- **EXERCISE REQUIREMENTS**:
Among the lines of data below, reproduce only those from the one with "What Plotly code" through the one with "80, 75, 86]", exactly as they stand, both ends included.

- **ENTRIES SHOWN**:
(begin)
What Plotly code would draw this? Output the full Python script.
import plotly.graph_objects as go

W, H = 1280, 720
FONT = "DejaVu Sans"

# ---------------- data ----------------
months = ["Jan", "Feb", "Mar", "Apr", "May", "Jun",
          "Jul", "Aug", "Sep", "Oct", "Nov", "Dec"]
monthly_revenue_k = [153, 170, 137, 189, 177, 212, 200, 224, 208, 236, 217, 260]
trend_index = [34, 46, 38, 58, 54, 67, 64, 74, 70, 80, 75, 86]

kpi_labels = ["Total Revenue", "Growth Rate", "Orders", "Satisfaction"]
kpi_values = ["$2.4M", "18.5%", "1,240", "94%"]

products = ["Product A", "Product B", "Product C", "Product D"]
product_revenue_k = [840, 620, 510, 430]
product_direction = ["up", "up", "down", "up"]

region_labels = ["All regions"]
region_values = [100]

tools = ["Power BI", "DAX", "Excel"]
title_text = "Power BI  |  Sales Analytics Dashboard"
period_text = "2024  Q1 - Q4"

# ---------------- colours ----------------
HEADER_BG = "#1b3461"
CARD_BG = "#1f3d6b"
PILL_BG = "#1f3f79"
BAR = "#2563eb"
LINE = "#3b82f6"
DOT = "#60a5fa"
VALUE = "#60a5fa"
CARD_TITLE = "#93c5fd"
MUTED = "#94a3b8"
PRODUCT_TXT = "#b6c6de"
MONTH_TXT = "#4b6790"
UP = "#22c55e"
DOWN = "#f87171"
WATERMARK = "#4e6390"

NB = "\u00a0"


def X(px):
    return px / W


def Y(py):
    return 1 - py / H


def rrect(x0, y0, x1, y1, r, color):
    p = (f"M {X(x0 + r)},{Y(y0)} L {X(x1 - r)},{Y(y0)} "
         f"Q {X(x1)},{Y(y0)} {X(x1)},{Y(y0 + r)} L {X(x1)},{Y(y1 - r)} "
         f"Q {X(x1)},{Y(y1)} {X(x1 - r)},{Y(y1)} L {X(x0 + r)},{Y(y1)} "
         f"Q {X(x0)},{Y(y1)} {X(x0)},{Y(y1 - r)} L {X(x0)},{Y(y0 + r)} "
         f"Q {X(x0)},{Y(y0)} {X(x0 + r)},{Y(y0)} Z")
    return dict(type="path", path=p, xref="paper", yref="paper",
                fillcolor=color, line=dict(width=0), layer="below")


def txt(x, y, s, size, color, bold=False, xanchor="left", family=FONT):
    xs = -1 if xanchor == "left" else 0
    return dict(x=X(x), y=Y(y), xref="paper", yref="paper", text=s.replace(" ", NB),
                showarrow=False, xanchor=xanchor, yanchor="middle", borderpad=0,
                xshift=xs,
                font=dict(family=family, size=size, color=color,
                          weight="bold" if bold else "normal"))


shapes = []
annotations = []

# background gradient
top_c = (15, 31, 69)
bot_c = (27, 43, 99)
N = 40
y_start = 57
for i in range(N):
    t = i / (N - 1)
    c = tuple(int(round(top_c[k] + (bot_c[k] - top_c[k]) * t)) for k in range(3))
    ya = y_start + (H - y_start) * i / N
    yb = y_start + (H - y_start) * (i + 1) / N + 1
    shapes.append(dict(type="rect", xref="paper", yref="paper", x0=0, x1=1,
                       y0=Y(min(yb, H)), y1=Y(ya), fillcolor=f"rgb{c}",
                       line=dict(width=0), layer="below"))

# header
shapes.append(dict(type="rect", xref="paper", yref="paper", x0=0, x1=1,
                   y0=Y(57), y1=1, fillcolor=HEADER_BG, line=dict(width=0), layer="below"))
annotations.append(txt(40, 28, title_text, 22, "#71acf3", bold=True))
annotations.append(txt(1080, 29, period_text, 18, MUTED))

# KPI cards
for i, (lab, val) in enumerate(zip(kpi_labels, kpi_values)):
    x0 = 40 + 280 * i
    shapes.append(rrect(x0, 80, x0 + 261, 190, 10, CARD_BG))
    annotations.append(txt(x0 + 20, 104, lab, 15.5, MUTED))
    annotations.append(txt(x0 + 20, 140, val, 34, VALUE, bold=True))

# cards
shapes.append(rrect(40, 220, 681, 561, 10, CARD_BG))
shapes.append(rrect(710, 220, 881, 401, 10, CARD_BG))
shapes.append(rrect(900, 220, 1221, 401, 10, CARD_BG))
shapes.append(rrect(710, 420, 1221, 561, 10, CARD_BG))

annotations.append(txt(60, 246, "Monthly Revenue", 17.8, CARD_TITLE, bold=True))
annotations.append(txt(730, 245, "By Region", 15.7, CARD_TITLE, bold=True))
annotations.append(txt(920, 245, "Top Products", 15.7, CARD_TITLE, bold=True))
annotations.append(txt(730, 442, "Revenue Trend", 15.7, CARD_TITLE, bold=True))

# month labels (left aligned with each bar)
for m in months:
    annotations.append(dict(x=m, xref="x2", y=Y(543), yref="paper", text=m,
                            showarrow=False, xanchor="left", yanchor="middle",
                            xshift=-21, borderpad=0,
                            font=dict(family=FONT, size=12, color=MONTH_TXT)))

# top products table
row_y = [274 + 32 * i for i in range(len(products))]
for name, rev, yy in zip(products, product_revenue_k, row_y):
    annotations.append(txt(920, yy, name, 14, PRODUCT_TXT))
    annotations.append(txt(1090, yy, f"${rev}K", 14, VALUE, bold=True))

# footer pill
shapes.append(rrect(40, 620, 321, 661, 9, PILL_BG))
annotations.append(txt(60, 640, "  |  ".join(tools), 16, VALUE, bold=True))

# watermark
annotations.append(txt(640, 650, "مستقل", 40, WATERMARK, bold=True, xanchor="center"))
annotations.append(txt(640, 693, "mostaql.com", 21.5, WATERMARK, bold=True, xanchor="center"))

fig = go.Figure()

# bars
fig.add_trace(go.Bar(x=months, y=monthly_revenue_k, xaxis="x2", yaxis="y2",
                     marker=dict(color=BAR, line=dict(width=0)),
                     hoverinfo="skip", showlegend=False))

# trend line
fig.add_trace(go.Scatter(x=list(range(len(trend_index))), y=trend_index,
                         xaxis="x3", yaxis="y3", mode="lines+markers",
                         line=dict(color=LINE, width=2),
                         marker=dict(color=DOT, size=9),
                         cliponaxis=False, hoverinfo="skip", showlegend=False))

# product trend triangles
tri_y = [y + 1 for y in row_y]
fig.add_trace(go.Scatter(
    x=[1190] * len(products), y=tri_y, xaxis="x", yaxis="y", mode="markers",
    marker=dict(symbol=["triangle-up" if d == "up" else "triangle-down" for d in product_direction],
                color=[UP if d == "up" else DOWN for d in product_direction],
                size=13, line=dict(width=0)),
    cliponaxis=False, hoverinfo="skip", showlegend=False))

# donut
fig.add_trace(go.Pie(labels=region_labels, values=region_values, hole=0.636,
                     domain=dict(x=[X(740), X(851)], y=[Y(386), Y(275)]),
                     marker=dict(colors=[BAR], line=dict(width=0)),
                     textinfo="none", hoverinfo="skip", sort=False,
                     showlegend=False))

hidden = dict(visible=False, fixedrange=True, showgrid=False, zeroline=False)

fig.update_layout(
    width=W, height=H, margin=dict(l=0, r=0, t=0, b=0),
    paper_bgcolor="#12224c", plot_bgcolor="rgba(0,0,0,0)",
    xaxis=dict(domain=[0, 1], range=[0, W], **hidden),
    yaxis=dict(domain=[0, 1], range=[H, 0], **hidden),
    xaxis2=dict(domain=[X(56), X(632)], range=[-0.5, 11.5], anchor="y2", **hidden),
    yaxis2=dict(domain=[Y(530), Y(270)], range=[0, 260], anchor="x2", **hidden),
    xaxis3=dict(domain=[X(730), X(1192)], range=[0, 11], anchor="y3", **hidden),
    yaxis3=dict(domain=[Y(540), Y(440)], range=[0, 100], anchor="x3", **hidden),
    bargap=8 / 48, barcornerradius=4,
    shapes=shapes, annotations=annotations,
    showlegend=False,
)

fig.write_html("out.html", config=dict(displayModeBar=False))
(end)
(begin)
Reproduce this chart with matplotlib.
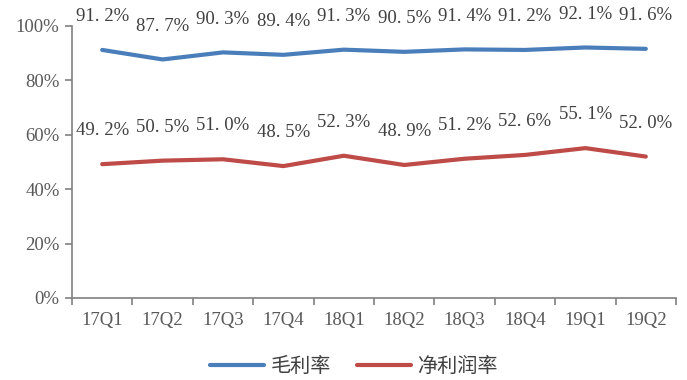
(end)
(begin)
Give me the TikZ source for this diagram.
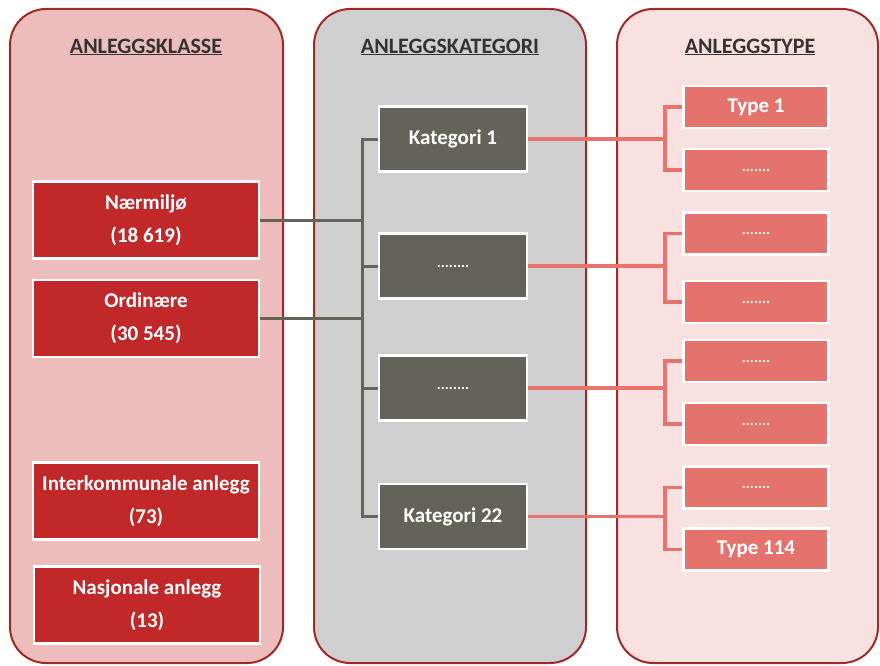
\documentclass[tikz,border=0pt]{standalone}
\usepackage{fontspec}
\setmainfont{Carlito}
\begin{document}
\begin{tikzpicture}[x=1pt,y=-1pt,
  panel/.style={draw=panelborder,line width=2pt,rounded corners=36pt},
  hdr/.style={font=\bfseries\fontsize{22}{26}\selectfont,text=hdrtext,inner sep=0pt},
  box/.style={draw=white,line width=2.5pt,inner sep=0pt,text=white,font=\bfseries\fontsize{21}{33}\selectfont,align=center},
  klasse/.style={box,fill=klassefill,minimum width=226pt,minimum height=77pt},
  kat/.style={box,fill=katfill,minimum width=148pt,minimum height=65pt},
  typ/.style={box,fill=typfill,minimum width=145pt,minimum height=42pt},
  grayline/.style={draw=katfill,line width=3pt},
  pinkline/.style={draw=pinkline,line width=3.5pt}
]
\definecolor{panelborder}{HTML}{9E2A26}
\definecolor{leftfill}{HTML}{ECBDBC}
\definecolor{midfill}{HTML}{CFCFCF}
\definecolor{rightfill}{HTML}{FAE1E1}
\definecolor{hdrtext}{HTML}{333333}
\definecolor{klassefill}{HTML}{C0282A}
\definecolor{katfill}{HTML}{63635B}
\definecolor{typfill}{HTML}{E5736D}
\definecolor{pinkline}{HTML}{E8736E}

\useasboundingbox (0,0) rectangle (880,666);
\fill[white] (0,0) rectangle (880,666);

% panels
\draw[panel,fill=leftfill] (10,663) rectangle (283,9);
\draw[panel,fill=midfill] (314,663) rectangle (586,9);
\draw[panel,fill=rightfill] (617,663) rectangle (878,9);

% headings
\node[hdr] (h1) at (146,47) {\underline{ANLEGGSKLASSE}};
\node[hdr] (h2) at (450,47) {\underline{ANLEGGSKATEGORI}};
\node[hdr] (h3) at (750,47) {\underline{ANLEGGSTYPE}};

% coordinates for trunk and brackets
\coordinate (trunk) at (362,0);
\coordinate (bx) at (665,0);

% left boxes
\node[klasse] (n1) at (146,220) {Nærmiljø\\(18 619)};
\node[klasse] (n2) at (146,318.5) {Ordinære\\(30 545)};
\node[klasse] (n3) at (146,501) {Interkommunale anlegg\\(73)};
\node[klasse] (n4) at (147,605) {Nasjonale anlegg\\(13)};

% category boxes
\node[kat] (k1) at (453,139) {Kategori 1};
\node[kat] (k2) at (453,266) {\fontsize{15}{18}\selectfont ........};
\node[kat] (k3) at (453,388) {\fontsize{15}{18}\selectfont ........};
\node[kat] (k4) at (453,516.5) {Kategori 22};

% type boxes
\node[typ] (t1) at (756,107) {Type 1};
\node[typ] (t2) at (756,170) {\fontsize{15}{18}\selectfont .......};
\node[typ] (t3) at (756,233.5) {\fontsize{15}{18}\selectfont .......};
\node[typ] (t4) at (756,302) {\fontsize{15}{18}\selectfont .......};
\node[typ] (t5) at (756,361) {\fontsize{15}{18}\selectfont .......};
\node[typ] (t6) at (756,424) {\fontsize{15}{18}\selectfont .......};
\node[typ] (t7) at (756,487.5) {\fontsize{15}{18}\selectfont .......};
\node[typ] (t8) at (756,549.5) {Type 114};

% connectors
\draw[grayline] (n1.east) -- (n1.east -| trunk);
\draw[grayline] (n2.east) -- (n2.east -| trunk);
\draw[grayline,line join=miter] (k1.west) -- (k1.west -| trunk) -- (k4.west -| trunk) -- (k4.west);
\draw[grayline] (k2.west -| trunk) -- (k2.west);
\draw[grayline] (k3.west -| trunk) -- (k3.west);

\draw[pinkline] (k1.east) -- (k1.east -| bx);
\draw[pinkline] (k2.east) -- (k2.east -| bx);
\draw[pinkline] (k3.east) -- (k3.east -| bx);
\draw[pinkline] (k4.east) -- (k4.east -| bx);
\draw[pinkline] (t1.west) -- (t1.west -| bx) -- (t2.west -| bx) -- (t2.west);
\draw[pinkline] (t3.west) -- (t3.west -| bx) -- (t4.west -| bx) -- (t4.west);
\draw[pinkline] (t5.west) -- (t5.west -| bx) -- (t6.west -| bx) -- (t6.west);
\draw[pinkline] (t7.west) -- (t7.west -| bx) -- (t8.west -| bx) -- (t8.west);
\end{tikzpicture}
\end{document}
(end)
- **TASK SOLUTION**:
What Plotly code would draw this? Output the full Python script.
import plotly.graph_objects as go

W, H = 1280, 720
FONT = "DejaVu Sans"

# ---------------- data ----------------
months = ["Jan", "Feb", "Mar", "Apr", "May", "Jun",
          "Jul", "Aug", "Sep", "Oct", "Nov", "Dec"]
monthly_revenue_k = [153, 170, 137, 189, 177, 212, 200, 224, 208, 236, 217, 260]
trend_index = [34, 46, 38, 58, 54, 67, 64, 74, 70, 80, 75, 86]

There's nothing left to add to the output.